Демобилизовался я в 1946 году, в звании старшины. В конце 1946 года демобилизовался.   В январе 1947 г. вернулся домой. Отец – его не взяли, он на МТС,  дед был живой, но старенький уже совсем, 2 сестры. После войны – я пришел из армии в 1947 году - пошел в райком. Я же коммунист! Я как раз в 1950 году закончил учиться в с/х школе, женился. И направили меня председателем колхоза. Колхоз был сборный. Назывался «Якорь». Пошел смотреть, где коровы стоят, свиньи, овцы. Думаю: «О-о! Куда я попал?». Все коровы висят на веревках, ослабели от бескормицы, в кормушках нет ничего. Свиньи тоже – все лежат, как дохлые. В овчарню зашел, гляжу - в углу   что-то подозрительное. Спрашиваю – там женщина такая молодая была, эстонка – почему не убрано? - «Да вот, навоз убирала, не успела!» Я говорю: «Скажи правду!». Оказывается, павшие ягнята. Большой был падеж. Предыдущий председатель бросил все, сбежал. Я этот колхоз выводил: овец, свиней, лошадей. Собрал правление колхоза, вместе стали решать - проехать, посмотреть: может, где-то остались сено, солома, еще что. Пошел на склад – выяснил, сколько озимой ржи, оставил овес, пшеницу. Пробыл я в колхозе год, потом меня вызвали в райком и послали в колхоз им. Хрущева в Бундюр. И сделали председателем парторганизации. Сказали, я должен поднять партийную работу. Приехал, парторганизация – 6 человек, председатель колхоза не в партии. И я за этот год принял в партию 10 человек.

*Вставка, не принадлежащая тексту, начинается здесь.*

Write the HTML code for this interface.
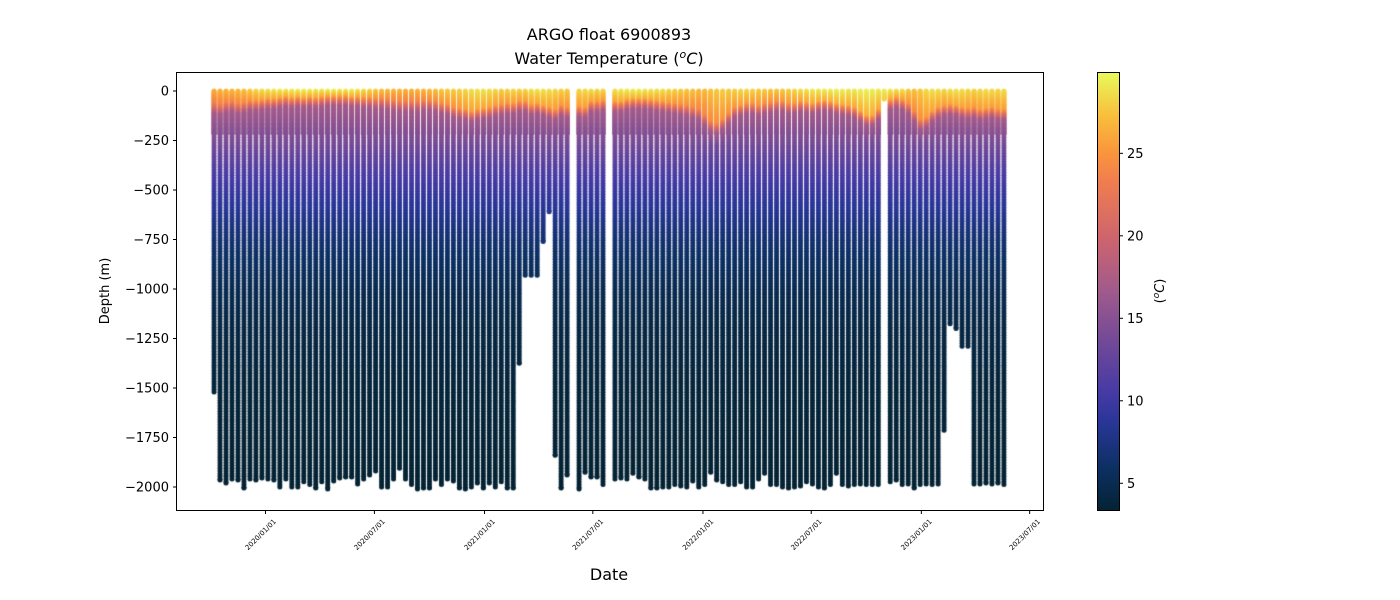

Ширко К.Н: А зачем людей принимали в партию? Что от этого менялось?

Так с человека можно было спросить теперь! Держать дисциплину по партийной линии. Колхоз стал миллионером. Первые в районе стали платить колхозникам деньгами. 70% платили деньгами, остальное -  продуктами. Зарплаты хоть и небольшие, но деньгами. Машину приобрели. Уже при Брежневе на выставку свиней возили.

До 1971 года работал там, в 1971 году перевели на Усть-Бакчарский хлебоприемный пункт, работал там 40 лет.